Love and laughter matter just as much as milestones.
Mojo’s snores pressed against my side are worth more than any polished Instagram post.
My husband’s hand in mine on a quiet night means more than any promotion or paycheck.
Hugs, inside jokes, pizza dinners, stolen naps on the couch — those are milestones too.
But even as I hold onto that truth, the ache doesn’t disappear. The distance between me and everyone else my age is real. And no matter how much I try to bridge it, some days it feels like a canyon I’ll never cross.

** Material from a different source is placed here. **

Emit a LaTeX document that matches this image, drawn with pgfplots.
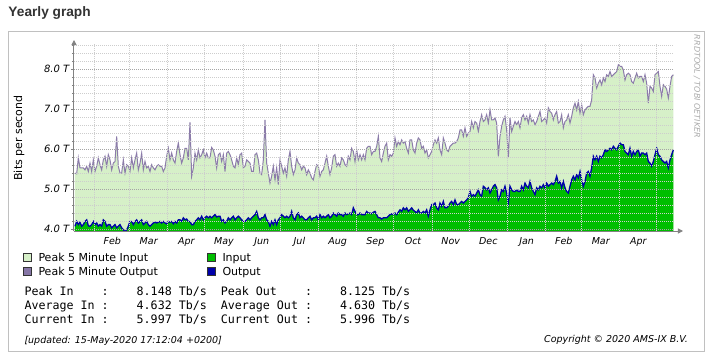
\documentclass[border=0pt]{standalone}
\usepackage{fontspec}
\setmainfont{DejaVu Sans}
\newfontfamily\monofont{DejaVu Sans Mono}
\newfontfamily\titlefont{Liberation Sans}
\usepackage{pgfplots}
\pgfplotsset{compat=1.18}
\usepackage{pgfplotstable}
\usetikzlibrary{arrows.meta}

\definecolor{lgreen}{RGB}{214,240,200}
\definecolor{igreen}{RGB}{0,190,0}
\definecolor{oblue}{RGB}{0,0,170}
\definecolor{ppurple}{RGB}{140,124,170}
\definecolor{lpurple}{RGB}{134,118,166}
\definecolor{axgray}{RGB}{130,130,130}
\definecolor{gmaj}{RGB}{165,165,165}
\definecolor{gmin}{RGB}{205,205,205}
\definecolor{gyear}{RGB}{150,150,150}
\definecolor{bordergray}{RGB}{192,192,192}
\definecolor{rrdgray}{RGB}{170,170,170}
\definecolor{titlegray}{RGB}{51,51,51}

\newcommand\spc{\hphantom{0}}
\newcommand\spcc{\spc\spc\spc\spc}

% K = sample index (about 1.35 days each, K=15 is 1 Feb 2019, K=352.2 is 1 May 2020)
% P = peak 5 minute (T bit/s), A = average (T bit/s)
\pgfplotstableread{
K P A
3 5.40 4.07
4 5.38 4.19
5 5.78 4.11
6 5.53 4.17
7 5.53 4.07
8 5.53 4.11
9 5.48 4.19
10 5.57 4.23
11 5.44 4.08
12 5.65 4.07
13 5.44 4.11
14 5.73 4.19
15 5.44 4.11
16 5.57 4.15
17 5.78 4.07
18 5.61 4.11
19 5.48 4.07
20 5.73 4.23
21 5.82 4.19
22 5.57 4.07
23 5.86 4.11
24 5.73 4.11
25 5.48 4.03
26 5.65 4.07
27 5.69 4.11
28 6.32 4.03
29 5.57 4.07
30 5.40 4.11
31 5.40 4.03
32 5.73 3.98
33 5.40 3.94
34 5.61 3.98
35 5.57 4.07
36 5.44 4.19
37 5.78 4.19
38 5.53 4.11
39 5.73 4.19
40 5.90 4.23
41 5.48 4.15
42 5.65 4.19
43 5.90 4.23
44 5.48 4.11
45 5.69 4.15
46 5.53 4.19
47 5.57 4.11
48 5.44 4.07
49 5.61 4.11
50 5.53 4.15
51 5.48 4.17
52 5.57 4.15
53 5.61 4.17
54 5.57 4.19
55 5.57 4.15
56 5.44 4.19
57 5.53 4.15
58 5.82 4.13
59 6.02 4.19
60 5.73 4.17
61 5.90 4.19
62 5.73 4.13
63 5.65 4.19
64 5.94 4.15
65 6.15 4.23
66 5.86 4.23
67 5.65 4.19
68 5.78 4.28
69 6.02 4.23
70 6.02 4.25
71 5.73 4.19
72 6.67 4.19
73 5.32 4.11
74 5.53 4.11
75 5.90 4.19
76 5.73 4.23
77 5.98 4.28
78 5.78 4.23
79 5.86 4.32
80 5.98 4.23
81 5.78 4.28
82 5.90 4.32
83 5.78 4.28
84 5.78 4.32
85 6.04 4.28
86 5.98 4.32
87 5.82 4.36
88 5.53 4.30
89 5.86 4.32
90 5.90 4.32
91 5.69 4.19
92 5.86 4.23
93 5.44 4.15
94 5.90 4.19
95 5.94 4.28
96 5.86 4.23
97 5.73 4.28
98 5.57 4.32
99 5.53 4.23
100 5.78 4.28
101 5.61 4.32
102 5.86 4.28
103 5.90 4.23
104 5.53 4.19
105 5.57 4.19
106 5.73 4.23
107 5.69 4.28
108 5.65 4.23
109 5.44 4.28
110 5.44 4.32
111 5.86 4.36
112 5.90 4.44
113 5.73 4.28
114 5.40 4.23
115 5.36 4.28
116 5.73 4.28
117 6.73 4.36
118 5.65 4.23
119 5.40 4.19
120 5.15 4.07
121 5.32 4.19
122 5.57 4.11
123 5.23 4.23
124 5.53 4.11
125 5.11 4.23
126 5.73 4.28
127 5.57 4.36
128 5.40 4.32
129 5.53 4.28
130 5.32 4.32
131 5.73 4.28
132 5.94 4.32
133 5.57 4.44
134 5.36 4.28
135 5.48 4.23
136 5.78 4.36
137 5.65 4.40
138 5.61 4.28
139 5.48 4.32
140 5.57 4.28
141 5.53 4.23
142 5.36 4.23
143 5.48 4.28
144 5.40 4.32
145 5.28 4.23
146 5.23 4.28
147 5.44 4.28
148 5.61 4.32
149 5.57 4.23
150 5.32 4.36
151 5.44 4.28
152 5.48 4.32
153 5.65 4.28
154 5.82 4.32
155 5.57 4.36
156 5.36 4.28
157 5.53 4.32
158 5.82 4.40
159 5.86 4.36
160 5.57 4.32
161 5.65 4.40
162 5.57 4.36
163 5.78 4.36
164 5.73 4.32
165 5.61 4.40
166 5.57 4.36
167 5.82 4.38
168 5.73 4.40
169 6.02 4.36
170 5.94 4.53
171 5.69 4.44
172 5.98 4.36
173 5.73 4.36
174 5.86 4.40
175 5.73 4.36
176 5.86 4.36
177 5.73 4.36
178 6.02 4.44
179 6.07 4.40
180 6.07 4.40
181 5.86 4.38
182 5.94 4.42
183 5.94 4.44
184 6.07 4.36
185 6.32 4.28
186 5.78 4.28
187 5.69 4.25
188 5.90 4.28
189 6.07 4.28
190 6.15 4.28
191 5.73 4.32
192 5.86 4.36
193 5.82 4.38
194 5.90 4.36
195 6.28 4.40
196 6.07 4.36
197 6.19 4.42
198 6.11 4.48
199 6.23 4.44
200 6.15 4.53
201 6.19 4.48
202 6.02 4.53
203 5.90 4.44
204 6.23 4.48
205 6.23 4.53
206 5.98 4.47
207 5.90 4.44
208 6.15 4.40
209 6.28 4.48
210 6.23 4.40
211 6.02 4.40
212 6.07 4.44
213 5.90 4.40
214 5.98 4.48
215 5.78 4.32
216 5.86 4.48
217 5.94 4.61
218 6.11 4.61
219 6.23 4.65
220 6.15 4.53
221 6.28 4.48
222 5.98 4.65
223 5.86 4.57
224 6.28 4.69
225 6.15 4.53
226 5.98 4.53
227 5.94 4.57
228 6.07 4.65
229 6.11 4.69
230 6.15 4.61
231 6.15 4.73
232 6.19 4.61
233 6.28 4.61
234 6.48 4.65
235 6.48 4.69
236 6.32 4.65
237 6.53 4.69
238 6.32 4.73
239 6.40 4.78
240 6.44 4.94
241 6.69 4.82
242 6.53 4.86
243 6.69 4.82
244 6.65 4.90
245 6.44 4.98
246 6.69 4.86
247 6.86 4.82
248 6.69 5.07
249 6.73 5.03
250 6.86 4.98
251 6.65 5.03
252 6.98 4.90
253 6.73 4.98
254 6.73 5.07
255 6.78 5.11
256 6.65 5.03
257 5.82 4.73
258 6.32 4.82
259 6.57 4.98
260 6.73 4.94
261 6.82 5.07
262 6.48 4.90
263 5.78 4.65
264 6.78 5.07
265 6.44 4.98
266 6.57 4.94
267 6.69 4.94
268 6.61 4.98
269 6.69 4.94
270 6.53 4.94
271 6.78 5.07
272 6.86 4.98
273 6.73 5.15
274 6.82 5.07
275 6.65 5.03
276 6.86 5.19
277 6.69 5.03
278 6.73 4.94
279 6.61 4.86
280 6.69 5.03
281 6.82 4.98
282 6.94 5.07
283 6.69 5.03
284 6.73 5.11
285 6.78 5.03
286 6.65 5.15
287 7.03 5.07
288 6.94 5.11
289 6.90 5.15
290 6.73 5.11
291 6.86 5.19
292 6.94 5.32
293 6.65 5.15
294 6.69 5.19
295 6.86 5.03
296 6.53 5.19
297 6.69 5.03
298 6.73 4.94
299 6.86 4.90
300 6.65 5.07
301 6.82 5.23
302 7.03 5.32
303 7.15 5.23
304 6.98 5.36
305 7.19 5.28
306 6.90 5.44
307 7.11 5.23
308 6.86 5.07
309 6.98 5.19
310 7.03 5.40
311 7.07 5.44
312 7.07 5.32
313 7.23 5.53
314 7.86 5.82
315 7.78 5.73
316 7.53 5.82
317 7.65 5.69
318 7.73 5.82
319 7.61 5.78
320 7.78 5.86
321 7.69 5.98
322 7.86 5.94
323 7.82 5.98
324 7.94 6.02
325 7.82 5.98
326 7.86 6.07
327 7.90 6.02
328 7.94 5.98
329 8.11 6.07
330 8.07 6.15
331 8.07 6.11
332 7.98 6.11
333 7.73 5.94
334 7.86 5.90
335 7.90 5.86
336 7.86 6.02
337 7.69 5.82
338 7.65 5.94
339 7.78 5.86
340 7.90 5.94
341 7.78 5.98
342 7.82 5.82
343 7.82 5.90
344 7.69 5.90
345 7.86 5.86
346 7.65 5.90
347 7.15 5.69
348 7.57 5.65
349 7.53 5.57
350 7.44 5.69
351 7.86 5.86
352 7.90 6.02
353 7.94 5.86
354 7.57 5.82
355 7.32 5.73
356 7.61 5.69
357 7.57 5.65
358 7.50 5.69
359 7.28 5.53
360 7.57 5.73
361 7.82 5.86
362 7.86 5.98
}\datatable

\begin{document}
\begin{tikzpicture}
\begin{scope}[x=1pt,y=-1pt]
  \fill[white] (0,0) rectangle (716,362);
  \draw[bordergray, line width=1pt] (8.5,31.5) rectangle (704.5,351.5);
  \node[anchor=base west, inner sep=0, text=titlegray,
        font=\titlefont\bfseries\fontsize{13.7}{16}\selectfont] at (8.3,16) {Yearly graph};
  % y label
  \node[anchor=base, rotate=90, inner sep=0, font=\fontsize{11}{13}\selectfont] at (22,138) {Bits per second};
  % rrdtool credit
  \node[anchor=center, rotate=-90, inner sep=0, text=rrdgray,
        font=\itshape\fontsize{8}{9}\selectfont] at (697,86.5) {RRDTOOL / TOBI OETIKER};
  % legend
  \filldraw[fill=lgreen, draw=black!80, line width=0.8pt] (23.8,253.8) rectangle (31.2,261.2);
  \filldraw[fill=lpurple, draw=black!80, line width=0.8pt] (23.8,267.8) rectangle (31.2,275.2);
  \filldraw[fill=igreen, draw=black!80, line width=0.8pt] (207.8,253.8) rectangle (215.2,261.2);
  \filldraw[fill=oblue, draw=black!80, line width=0.8pt] (207.8,267.8) rectangle (215.2,275.2);
  \begin{scope}[every node/.style={anchor=base west, inner sep=0, font=\fontsize{11}{13}\selectfont}]
    \node at (38.3,261.5) {Peak 5 Minute Input};
    \node at (38.3,275.5) {Peak 5 Minute Output};
    \node at (222.3,261.5) {Input};
    \node at (222.3,275.5) {Output};
  \end{scope}
  % statistics
  \begin{scope}[every node/.style={anchor=base west, inner sep=0, font=\monofont\fontsize{11.65}{13}\selectfont}]
    \node at (24.3,295) {Peak\spc In\spcc:\spcc 8.148\spc Tb/s\spc\spc Peak\spc Out\spcc:\spcc 8.125\spc Tb/s};
    \node at (24.3,309.3) {Average\spc In\spc:\spcc 4.632\spc Tb/s\spc\spc Average\spc Out\spc:\spcc 4.630\spc Tb/s};
    \node at (24.3,323) {Current\spc In\spc:\spcc 5.997\spc Tb/s\spc\spc Current\spc Out\spc:\spcc 5.996\spc Tb/s};
  \end{scope}
  \node[anchor=base west, inner sep=0, font=\itshape\fontsize{9.5}{11}\selectfont] at (24.3,343) {[updated: 15-May-2020 17:12:04 +0200]};
  \node[anchor=base east, inner sep=0, font=\itshape\fontsize{9.5}{11}\selectfont] at (688,342.5) {Copyright \textcopyright\ 2020 AMS-IX B.V.};
\end{scope}

\begin{axis}[
  at={(74pt,-231pt)}, anchor=south west,
  scale only axis, width=600pt, height=187pt,
  xmin=2.4, xmax=362.4, ymin=3.95, ymax=8.63,
  axis lines=left,
  axis on top,
  x axis line style={draw=axgray, line width=1pt, -{Triangle[length=5pt,width=5pt]}, shorten >=-9pt},
  y axis line style={draw=axgray, line width=1pt, -{Triangle[length=5pt,width=5pt]}, shorten >=-4pt},
  xtick={15.0,35.75,58.7,80.95,103.9,126.2,149.1,172.1,194.3,217.3,239.5,262.5,285.5,307.0,329.9,352.2},
  x tick label as interval,
  xticklabels={Feb,Mar,Apr,May,Jun,Jul,Aug,Sep,Oct,Nov,Dec,Jan,Feb,Mar,Apr,},
  ytick={4,5,6,7,8},
  yticklabels={4.0 T,5.0 T,6.0 T,7.0 T,8.0 T},
  minor ytick={4.2,4.4,4.6,4.8,5.2,5.4,5.6,5.8,6.2,6.4,6.6,6.8,7.2,7.4,7.6,7.8,8.2,8.4,8.6},
  xmajorgrids, ymajorgrids, yminorgrids,
  major x grid style={gmin, line width=1pt, dash pattern=on 1pt off 1pt},
  major y grid style={gmaj, line width=1pt, dash pattern=on 1pt off 1pt},
  minor y grid style={gmin, line width=1pt, dash pattern=on 1pt off 1pt},
  tick align=outside,
  major tick length=3pt, minor tick length=2pt,
  xtick style={draw=none},
  ytick style={draw=axgray, line width=0.8pt},
  yticklabel style={font=\itshape\fontsize{10}{12}\selectfont, inner sep=1.5pt},
  xticklabel style={font=\itshape\fontsize{9.5}{11}\selectfont},
]
  \addplot[fill=lgreen, draw=none] table[x=K, y=P] {\datatable} \closedcycle;
  \addplot[fill=igreen, draw=none] table[x=K, y=A] {\datatable} \closedcycle;
  \addplot[ppurple, line width=1pt] table[x=K, y=P] {\datatable};
  \addplot[oblue, line width=1.3pt] table[x=K, y=A] {\datatable};
  \draw[gyear, line width=1pt, dash pattern=on 1pt off 1pt] (axis cs:262.5,3.95) -- (axis cs:262.5,8.63);
\end{axis}
\pgfresetboundingbox
\useasboundingbox (0,0) rectangle (716pt,-362pt);
\end{tikzpicture}
\end{document}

“I am here. I am alive. But I am not where I thought I’d be — and that hurts more than I can say.”
🐾 Mojo’s Part
Okay, okay — it’s me, Mojo. Mom’s being dramatic again (she’s good at it). But let me tell you something…
She keeps comparing herself to other people her age. Houses, jobs, vacations — blah blah blah. But honestly? None of them have me. And that makes her the luckiest one, right?
She’s cooler than all of them because she has the best cuddle partner in the game, a Frenchie shadow who makes her laugh when she wants to cry, and a face that everyone secretly came here to see anyway (sorry, mom).
So yeah, the distance between her and everyone else might feel big sometimes. But from where I’m sitting? She’s got everything she needs.